Even when selective intubation is achieved, it is difficult to maintain. The angle and luminal diameter of the left main stem bronchus result in intermittent tube obstruction or displacement. In addition, the selective intubation of the left main stem bronchus requires a 6F endotracheal tube, which effectively limits bronchoscopic access to the remaining lung.
In the patient with respiratory failure, the management principle is to avoid the circumstance of ongoing soilage of the remaining lung. The problem with tube drainage (with or without irrigation) is that it provides only partial control of the pneumonectomy space. Drainage is limited by the position of the tube or inflammatory loculations within the chest. To ensure adequate drainage and to prevent ongoing contamination of the remaining lung, an open thoracic “window” should be created. A thoracic window or Clagett procedure10 involves the resection of one or more ribs in the dependent lateral chest wall to facilitate irrigation and packing of the empyema space. In contrast to the Clagett procedure, the Eloesser flap was proposed to facilitate drainage of an empyema in the setting of functioning ipsilateral lung tissue requiring spontaneous ventilation11 (see Chap. 2).

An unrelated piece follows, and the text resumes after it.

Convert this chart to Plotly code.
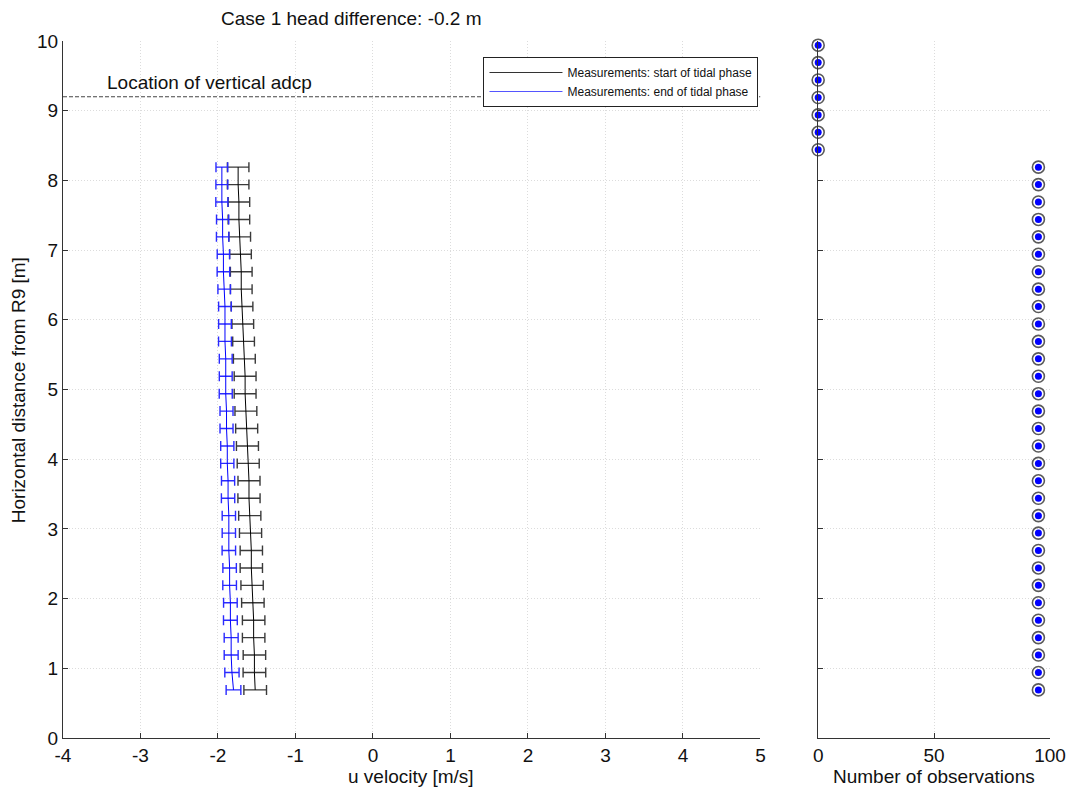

Positive-pressure ventilation can be maintained in a patient with a large bronchopleural fistula and a thoracic window by tightly packing the chest with rolls of mineral oil-soaked gauze. The chest must be packed tightly. Dressing changes, usually performed once a day, need to be performed expeditiously.
Most surgeons wait 6 weeks to 6 months before closing the window. During that time, nutrition is optimized, and control of the infection is ensured. Ideally, the fistula is healed before closure of the thoracic window. In addition, patients with malignancy should be restaged radiographically. Closure of the chest wall involves rotation of muscle into the chest to facilitate antibiotic delivery and to minimize the residual space.